Both the line containing "Write a component" and the line containing "import * as" are part of the range to copy, along with every line between them. Copy it exactly and leave out the pictures.

====== LISTED ENTRIES

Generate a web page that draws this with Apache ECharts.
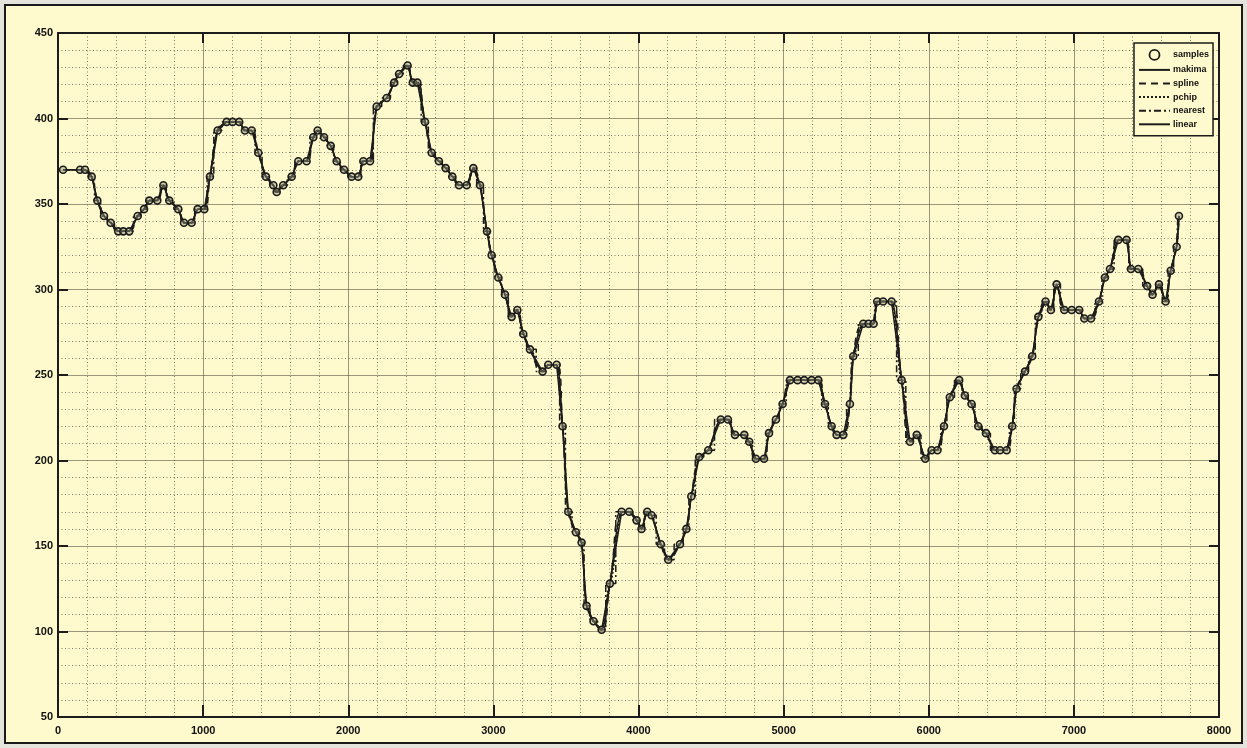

============
====== LISTED ENTRIES

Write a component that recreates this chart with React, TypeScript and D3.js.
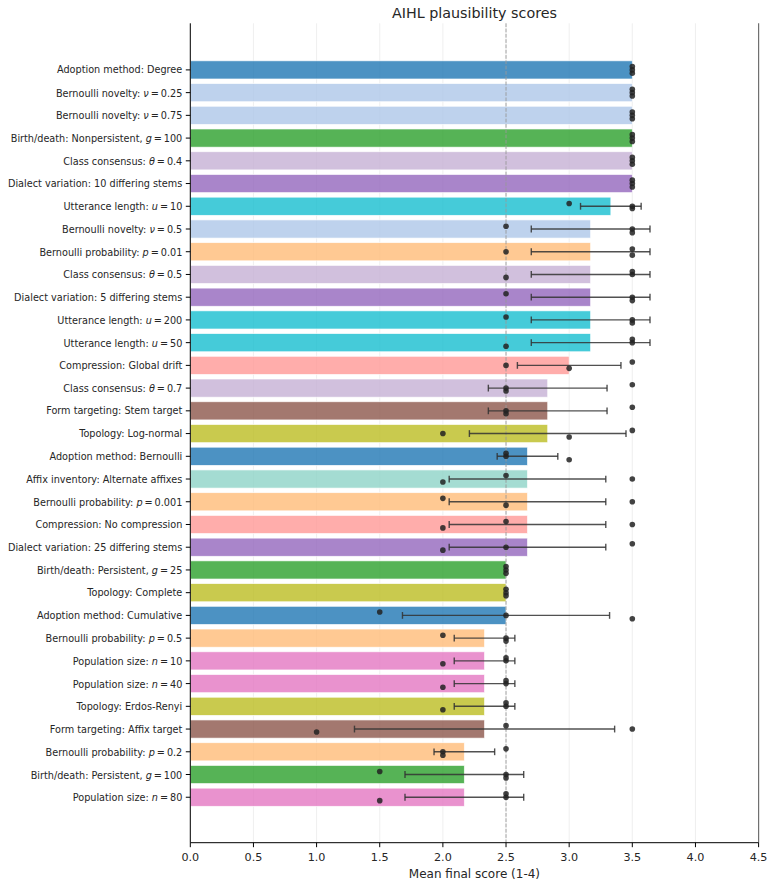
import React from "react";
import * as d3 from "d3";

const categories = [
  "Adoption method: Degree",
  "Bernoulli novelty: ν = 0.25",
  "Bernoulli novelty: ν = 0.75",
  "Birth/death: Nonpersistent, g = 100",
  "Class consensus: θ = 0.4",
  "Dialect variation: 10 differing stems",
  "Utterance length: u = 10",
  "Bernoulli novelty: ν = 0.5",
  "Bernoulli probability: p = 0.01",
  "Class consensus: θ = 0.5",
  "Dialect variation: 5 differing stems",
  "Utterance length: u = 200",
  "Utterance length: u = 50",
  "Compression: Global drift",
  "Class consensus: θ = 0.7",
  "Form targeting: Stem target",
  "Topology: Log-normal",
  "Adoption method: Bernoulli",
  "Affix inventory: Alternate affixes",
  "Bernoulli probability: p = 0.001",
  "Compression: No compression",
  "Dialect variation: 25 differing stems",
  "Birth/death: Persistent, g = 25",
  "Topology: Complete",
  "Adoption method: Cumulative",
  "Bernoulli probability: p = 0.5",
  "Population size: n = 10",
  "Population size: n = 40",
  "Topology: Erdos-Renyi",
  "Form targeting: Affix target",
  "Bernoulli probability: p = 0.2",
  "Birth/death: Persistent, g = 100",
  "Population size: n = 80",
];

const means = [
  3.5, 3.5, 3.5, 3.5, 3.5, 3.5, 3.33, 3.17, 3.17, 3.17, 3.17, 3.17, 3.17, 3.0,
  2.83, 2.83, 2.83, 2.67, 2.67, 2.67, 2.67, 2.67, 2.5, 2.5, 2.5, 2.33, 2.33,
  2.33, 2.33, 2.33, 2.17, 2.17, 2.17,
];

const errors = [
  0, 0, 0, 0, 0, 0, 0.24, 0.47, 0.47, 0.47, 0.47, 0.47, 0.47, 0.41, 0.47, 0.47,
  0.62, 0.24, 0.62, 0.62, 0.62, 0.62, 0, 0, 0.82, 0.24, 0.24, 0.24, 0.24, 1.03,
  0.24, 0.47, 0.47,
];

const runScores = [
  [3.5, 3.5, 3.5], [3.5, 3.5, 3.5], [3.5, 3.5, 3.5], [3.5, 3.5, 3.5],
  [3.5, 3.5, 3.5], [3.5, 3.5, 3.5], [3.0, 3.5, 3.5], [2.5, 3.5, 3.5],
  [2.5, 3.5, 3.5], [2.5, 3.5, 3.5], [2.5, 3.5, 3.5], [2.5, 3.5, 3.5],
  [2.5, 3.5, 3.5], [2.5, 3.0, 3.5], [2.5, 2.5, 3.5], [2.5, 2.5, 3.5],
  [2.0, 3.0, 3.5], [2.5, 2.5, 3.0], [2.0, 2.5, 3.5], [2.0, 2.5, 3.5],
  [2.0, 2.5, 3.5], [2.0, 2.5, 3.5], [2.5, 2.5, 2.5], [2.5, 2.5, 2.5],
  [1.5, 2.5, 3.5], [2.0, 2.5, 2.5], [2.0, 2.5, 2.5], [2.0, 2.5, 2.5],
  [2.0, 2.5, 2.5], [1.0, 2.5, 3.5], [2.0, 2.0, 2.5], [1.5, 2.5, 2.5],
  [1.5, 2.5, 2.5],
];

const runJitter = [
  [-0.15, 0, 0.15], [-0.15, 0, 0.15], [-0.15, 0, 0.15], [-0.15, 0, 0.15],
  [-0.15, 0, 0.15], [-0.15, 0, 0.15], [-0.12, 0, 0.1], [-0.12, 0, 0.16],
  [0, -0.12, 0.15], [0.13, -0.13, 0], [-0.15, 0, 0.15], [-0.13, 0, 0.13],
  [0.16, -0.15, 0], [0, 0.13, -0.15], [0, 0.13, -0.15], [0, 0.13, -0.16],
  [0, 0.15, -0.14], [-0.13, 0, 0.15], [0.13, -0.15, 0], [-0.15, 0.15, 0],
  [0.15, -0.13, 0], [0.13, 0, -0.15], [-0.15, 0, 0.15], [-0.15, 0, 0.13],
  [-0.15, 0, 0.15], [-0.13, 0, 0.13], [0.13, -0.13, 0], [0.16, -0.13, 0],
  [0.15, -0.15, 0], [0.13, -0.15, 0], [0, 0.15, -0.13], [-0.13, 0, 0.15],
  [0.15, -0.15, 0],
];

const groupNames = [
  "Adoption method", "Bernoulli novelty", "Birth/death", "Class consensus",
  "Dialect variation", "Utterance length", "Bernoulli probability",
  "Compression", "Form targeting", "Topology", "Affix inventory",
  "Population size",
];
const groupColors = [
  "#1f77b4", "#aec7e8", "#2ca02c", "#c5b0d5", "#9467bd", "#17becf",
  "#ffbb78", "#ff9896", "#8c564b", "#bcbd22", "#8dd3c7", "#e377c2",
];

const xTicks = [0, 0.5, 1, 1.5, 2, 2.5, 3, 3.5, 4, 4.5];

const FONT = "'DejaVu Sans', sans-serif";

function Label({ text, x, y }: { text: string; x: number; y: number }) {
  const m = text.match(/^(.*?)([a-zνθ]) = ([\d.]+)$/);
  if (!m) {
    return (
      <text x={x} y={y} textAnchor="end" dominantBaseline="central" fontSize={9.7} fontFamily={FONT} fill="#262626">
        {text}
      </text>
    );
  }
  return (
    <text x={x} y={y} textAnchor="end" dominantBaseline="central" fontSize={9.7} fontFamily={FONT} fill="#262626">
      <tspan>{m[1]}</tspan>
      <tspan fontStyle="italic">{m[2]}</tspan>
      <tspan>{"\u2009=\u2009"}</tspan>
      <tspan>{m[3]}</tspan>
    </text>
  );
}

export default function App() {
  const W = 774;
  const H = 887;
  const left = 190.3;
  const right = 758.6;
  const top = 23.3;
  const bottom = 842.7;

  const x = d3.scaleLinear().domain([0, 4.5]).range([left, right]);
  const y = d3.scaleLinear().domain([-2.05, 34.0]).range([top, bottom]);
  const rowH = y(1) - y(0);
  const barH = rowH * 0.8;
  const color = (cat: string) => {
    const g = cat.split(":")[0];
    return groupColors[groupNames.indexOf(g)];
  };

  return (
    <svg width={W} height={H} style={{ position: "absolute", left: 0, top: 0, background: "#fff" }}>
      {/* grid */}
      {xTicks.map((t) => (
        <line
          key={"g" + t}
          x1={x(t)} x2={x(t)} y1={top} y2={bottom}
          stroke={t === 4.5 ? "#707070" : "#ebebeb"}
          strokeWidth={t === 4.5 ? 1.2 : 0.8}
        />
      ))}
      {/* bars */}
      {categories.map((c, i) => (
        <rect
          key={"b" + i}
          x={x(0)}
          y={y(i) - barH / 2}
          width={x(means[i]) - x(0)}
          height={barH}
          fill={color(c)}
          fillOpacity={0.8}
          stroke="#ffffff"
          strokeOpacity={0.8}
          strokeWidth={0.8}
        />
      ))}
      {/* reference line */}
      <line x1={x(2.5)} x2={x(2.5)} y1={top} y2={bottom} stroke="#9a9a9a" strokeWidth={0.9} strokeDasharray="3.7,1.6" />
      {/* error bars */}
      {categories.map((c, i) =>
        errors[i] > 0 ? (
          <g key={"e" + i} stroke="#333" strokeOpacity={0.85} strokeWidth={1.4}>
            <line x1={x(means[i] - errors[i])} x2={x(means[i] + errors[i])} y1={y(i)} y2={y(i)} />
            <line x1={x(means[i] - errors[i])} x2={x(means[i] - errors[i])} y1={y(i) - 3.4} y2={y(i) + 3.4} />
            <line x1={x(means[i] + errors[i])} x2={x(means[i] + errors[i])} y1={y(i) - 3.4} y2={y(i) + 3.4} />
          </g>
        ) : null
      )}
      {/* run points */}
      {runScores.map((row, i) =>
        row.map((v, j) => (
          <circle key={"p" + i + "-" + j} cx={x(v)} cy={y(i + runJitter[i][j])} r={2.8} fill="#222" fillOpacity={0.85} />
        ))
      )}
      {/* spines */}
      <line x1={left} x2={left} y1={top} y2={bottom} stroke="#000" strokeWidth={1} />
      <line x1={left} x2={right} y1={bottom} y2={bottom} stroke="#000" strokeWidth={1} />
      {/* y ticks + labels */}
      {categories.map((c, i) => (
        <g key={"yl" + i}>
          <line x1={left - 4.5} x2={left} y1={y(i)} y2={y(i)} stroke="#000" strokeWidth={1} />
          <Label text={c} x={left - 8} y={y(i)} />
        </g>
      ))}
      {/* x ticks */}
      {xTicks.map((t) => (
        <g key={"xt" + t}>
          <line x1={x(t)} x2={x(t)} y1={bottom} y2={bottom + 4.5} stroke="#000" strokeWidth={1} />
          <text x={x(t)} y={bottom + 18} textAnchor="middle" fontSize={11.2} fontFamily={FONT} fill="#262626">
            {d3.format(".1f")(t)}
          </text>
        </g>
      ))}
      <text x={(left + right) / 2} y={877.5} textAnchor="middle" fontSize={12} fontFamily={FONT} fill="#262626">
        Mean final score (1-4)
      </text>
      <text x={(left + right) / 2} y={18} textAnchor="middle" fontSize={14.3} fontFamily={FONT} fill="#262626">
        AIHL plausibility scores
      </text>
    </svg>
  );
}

============
====== LISTED ENTRIES

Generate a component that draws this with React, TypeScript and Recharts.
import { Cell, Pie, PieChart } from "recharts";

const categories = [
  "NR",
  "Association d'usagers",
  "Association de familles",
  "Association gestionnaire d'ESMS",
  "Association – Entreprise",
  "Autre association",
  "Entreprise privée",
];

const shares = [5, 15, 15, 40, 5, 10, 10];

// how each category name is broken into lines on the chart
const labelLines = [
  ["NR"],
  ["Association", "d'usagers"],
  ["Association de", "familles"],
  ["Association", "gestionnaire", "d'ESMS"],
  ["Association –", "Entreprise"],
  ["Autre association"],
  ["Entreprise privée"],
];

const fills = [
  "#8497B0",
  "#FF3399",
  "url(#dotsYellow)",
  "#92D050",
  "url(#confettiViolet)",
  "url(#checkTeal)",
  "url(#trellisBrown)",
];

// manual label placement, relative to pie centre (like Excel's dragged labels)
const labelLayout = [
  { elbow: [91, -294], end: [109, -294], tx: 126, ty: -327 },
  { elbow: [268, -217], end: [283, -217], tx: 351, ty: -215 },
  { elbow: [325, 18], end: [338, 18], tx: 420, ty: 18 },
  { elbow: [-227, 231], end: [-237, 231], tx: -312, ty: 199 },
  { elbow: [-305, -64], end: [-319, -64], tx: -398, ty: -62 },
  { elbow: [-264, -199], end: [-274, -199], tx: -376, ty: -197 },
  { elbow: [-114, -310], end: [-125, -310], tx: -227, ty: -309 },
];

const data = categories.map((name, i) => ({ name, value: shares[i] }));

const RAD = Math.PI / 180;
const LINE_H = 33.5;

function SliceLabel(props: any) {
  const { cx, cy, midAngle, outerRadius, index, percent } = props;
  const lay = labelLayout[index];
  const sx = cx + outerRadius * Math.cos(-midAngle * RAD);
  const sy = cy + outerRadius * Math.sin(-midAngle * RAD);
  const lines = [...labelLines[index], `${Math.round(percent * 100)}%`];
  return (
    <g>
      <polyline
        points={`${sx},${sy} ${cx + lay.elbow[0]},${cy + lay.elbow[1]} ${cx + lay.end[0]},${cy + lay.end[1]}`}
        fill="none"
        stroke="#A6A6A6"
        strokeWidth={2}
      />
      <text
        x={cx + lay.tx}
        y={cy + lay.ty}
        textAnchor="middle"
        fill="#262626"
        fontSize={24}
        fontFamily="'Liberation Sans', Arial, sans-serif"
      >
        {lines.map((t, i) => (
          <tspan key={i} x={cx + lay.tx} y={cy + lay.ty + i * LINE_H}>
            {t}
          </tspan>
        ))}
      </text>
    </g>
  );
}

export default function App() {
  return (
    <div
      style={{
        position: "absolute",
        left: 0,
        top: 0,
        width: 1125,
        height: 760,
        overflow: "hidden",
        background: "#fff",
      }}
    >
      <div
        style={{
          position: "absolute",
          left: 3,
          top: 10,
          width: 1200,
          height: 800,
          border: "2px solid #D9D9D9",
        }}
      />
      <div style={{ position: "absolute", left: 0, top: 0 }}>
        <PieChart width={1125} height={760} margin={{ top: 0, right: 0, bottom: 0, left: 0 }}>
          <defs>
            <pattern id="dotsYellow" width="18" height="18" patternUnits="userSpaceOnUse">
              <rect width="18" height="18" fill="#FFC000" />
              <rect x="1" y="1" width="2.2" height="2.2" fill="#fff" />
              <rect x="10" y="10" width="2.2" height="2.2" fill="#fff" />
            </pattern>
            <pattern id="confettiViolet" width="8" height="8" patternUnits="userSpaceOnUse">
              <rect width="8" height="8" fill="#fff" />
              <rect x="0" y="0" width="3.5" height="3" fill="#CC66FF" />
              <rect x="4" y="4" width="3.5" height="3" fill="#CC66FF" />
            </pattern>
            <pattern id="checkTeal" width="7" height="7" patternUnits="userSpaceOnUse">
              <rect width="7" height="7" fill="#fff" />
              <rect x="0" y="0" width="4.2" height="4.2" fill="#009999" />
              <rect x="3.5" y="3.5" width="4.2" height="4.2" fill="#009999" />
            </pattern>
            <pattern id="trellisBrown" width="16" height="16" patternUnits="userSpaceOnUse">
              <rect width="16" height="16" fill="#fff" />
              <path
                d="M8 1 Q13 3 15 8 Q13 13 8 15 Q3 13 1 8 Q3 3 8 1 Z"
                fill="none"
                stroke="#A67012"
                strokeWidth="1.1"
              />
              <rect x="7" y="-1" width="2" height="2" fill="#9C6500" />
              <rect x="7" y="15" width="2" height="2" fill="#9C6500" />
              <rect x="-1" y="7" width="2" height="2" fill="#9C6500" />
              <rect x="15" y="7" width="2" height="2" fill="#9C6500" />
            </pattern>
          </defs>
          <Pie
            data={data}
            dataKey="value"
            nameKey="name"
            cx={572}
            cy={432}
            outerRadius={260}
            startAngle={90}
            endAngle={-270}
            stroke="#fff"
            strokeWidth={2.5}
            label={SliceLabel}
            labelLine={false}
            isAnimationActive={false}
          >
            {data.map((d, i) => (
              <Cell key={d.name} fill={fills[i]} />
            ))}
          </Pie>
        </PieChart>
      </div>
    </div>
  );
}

============

§ CORRECT RESPONSE
Write a component that recreates this chart with React, TypeScript and D3.js.
import React from "react";
import * as d3 from "d3";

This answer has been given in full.